GIVEN PROBLEM
Pick out every line that holds the string "code" and copy it.

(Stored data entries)
────────
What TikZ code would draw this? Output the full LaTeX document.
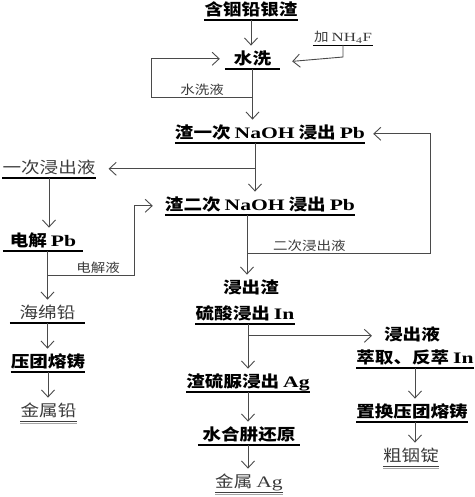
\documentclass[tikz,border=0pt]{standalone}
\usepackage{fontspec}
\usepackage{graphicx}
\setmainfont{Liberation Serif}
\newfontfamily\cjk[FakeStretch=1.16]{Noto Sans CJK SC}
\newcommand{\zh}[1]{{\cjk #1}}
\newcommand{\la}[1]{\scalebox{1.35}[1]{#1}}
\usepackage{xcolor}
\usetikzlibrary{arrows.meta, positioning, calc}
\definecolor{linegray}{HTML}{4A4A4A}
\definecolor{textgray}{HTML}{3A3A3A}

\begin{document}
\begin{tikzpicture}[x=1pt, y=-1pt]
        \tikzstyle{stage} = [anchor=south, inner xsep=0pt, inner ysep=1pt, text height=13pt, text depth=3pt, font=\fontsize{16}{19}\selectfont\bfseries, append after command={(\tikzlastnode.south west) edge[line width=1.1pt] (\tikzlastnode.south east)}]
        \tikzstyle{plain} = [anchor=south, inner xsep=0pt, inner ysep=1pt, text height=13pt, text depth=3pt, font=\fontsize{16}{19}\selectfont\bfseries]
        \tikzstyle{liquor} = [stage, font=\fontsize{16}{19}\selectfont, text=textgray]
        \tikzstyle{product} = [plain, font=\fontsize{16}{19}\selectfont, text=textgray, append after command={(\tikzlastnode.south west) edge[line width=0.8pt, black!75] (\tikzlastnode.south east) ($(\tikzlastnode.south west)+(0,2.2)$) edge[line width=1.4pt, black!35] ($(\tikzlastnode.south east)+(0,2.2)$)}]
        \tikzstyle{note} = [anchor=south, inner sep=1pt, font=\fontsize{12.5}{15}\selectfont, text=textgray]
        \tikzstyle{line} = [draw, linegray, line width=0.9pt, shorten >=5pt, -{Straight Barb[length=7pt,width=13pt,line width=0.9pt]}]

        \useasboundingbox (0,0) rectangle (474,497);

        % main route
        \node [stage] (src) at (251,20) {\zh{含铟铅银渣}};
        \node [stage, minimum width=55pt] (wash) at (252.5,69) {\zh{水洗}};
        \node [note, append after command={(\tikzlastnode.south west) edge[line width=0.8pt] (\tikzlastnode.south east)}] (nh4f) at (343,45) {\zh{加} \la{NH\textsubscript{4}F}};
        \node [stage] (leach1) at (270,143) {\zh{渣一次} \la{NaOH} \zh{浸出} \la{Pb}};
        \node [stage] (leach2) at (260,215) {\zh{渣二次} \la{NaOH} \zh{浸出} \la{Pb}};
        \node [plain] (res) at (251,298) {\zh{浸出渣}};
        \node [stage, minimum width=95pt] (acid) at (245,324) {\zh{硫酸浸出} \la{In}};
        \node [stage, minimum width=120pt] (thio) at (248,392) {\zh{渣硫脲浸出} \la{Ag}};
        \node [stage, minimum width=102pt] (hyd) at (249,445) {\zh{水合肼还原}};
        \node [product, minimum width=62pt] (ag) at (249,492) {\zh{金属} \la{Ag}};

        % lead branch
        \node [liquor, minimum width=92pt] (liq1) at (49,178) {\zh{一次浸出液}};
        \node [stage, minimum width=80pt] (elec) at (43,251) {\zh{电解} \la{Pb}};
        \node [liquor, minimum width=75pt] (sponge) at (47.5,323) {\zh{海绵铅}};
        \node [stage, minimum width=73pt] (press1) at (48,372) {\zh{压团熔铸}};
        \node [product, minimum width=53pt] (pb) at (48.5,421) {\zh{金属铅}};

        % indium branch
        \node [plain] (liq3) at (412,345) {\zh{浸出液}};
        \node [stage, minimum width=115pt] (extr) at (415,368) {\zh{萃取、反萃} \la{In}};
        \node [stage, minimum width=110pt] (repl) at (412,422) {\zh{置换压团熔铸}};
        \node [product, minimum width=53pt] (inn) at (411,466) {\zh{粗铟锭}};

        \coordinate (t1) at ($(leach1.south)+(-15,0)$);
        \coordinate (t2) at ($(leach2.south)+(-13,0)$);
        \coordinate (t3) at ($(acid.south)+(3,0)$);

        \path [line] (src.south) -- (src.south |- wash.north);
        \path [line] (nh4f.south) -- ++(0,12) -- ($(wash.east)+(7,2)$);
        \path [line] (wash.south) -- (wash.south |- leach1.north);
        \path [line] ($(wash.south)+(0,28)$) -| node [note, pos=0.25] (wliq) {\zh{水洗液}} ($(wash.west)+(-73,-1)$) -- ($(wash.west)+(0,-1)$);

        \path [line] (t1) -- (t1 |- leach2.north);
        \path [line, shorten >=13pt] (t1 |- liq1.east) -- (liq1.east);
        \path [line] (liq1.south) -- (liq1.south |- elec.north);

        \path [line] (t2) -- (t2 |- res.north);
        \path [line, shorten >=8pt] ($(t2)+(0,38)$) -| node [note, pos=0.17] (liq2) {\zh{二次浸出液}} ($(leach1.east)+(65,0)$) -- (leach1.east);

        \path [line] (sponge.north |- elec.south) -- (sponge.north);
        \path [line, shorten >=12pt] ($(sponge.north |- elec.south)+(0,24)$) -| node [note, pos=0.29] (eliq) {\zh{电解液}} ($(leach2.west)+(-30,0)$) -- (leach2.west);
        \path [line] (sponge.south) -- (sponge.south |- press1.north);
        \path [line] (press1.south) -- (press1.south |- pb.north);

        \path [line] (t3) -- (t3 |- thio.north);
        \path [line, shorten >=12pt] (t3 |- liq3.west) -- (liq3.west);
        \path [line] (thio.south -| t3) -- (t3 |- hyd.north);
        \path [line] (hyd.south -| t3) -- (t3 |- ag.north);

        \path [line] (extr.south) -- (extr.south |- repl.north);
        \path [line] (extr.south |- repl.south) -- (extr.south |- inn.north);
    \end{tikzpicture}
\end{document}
────────
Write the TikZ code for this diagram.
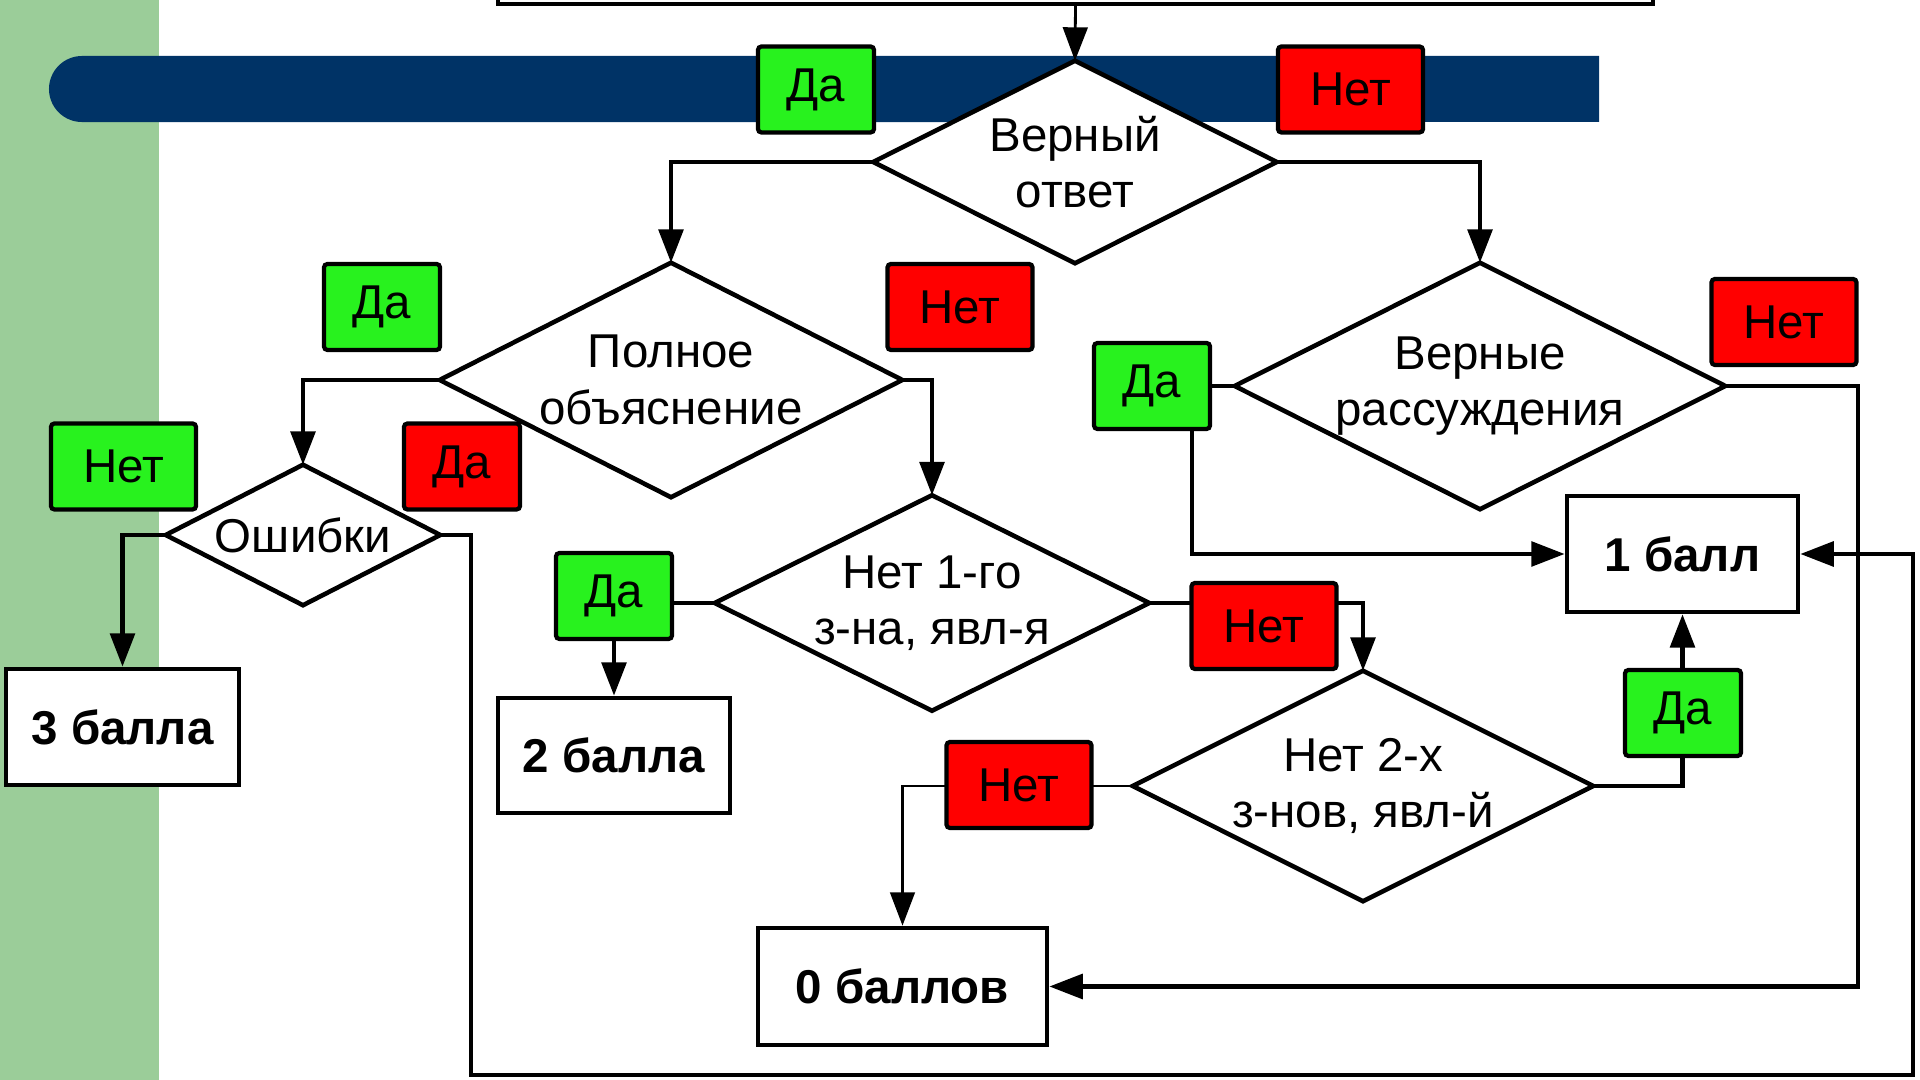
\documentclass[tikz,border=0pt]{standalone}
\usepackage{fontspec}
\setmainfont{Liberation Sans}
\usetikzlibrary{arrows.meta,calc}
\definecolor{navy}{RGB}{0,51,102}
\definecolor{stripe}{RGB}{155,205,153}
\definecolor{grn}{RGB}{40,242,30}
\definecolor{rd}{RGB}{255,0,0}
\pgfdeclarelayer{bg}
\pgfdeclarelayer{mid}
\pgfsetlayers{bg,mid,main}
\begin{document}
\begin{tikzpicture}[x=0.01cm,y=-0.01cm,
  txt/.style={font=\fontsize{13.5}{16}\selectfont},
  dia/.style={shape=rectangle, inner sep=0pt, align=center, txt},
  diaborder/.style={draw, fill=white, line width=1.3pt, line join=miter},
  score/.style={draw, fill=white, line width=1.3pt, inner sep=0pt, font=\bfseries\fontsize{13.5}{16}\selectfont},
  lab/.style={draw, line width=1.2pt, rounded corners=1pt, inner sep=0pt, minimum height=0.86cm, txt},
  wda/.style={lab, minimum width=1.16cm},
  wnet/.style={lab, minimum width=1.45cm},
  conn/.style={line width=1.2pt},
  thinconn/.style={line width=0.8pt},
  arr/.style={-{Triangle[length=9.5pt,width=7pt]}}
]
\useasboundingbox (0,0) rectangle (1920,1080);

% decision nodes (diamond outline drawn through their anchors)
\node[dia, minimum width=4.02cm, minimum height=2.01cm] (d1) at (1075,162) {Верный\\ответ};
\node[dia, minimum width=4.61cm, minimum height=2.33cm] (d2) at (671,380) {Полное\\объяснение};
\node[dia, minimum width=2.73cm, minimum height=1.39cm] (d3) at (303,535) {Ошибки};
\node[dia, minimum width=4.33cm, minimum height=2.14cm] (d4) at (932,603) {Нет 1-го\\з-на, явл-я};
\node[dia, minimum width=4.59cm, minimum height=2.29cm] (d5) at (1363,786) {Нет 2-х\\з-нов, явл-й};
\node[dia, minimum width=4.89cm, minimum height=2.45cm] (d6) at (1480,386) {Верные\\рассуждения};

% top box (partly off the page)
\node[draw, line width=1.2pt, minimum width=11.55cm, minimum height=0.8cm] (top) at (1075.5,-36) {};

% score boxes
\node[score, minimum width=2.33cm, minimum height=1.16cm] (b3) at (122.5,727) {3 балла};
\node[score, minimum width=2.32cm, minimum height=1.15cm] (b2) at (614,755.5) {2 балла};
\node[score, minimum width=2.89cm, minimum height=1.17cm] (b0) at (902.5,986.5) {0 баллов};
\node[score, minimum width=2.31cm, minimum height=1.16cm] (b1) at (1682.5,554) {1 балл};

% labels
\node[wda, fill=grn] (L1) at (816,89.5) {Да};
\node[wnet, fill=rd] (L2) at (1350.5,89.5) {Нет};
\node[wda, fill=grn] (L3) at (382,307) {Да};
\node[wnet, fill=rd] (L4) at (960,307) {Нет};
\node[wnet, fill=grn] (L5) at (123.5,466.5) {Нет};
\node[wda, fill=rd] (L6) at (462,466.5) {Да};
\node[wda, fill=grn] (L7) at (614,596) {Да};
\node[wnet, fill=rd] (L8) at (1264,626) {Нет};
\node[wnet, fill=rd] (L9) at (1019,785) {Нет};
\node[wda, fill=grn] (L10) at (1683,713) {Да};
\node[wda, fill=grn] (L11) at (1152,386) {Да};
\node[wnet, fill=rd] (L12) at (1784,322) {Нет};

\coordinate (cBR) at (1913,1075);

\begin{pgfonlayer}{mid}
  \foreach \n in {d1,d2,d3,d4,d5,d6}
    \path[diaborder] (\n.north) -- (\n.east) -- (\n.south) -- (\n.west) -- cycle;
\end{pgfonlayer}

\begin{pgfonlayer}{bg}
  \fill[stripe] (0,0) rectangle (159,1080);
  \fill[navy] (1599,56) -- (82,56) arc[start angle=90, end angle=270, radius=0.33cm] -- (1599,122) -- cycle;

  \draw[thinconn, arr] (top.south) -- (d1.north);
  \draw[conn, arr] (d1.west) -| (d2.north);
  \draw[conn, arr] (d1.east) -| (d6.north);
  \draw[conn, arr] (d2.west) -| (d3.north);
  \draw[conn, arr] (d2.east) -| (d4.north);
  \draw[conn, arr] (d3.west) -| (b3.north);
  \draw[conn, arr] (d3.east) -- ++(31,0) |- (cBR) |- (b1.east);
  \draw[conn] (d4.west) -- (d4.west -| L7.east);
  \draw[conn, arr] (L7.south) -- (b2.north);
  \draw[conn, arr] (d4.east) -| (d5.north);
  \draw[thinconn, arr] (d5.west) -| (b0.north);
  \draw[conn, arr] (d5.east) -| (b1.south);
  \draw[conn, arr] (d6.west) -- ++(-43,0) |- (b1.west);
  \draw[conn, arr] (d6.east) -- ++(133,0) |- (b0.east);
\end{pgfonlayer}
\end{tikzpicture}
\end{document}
────────
ANSWER TO THIS TASK
What TikZ code would draw this? Output the full LaTeX document.
Write the TikZ code for this diagram.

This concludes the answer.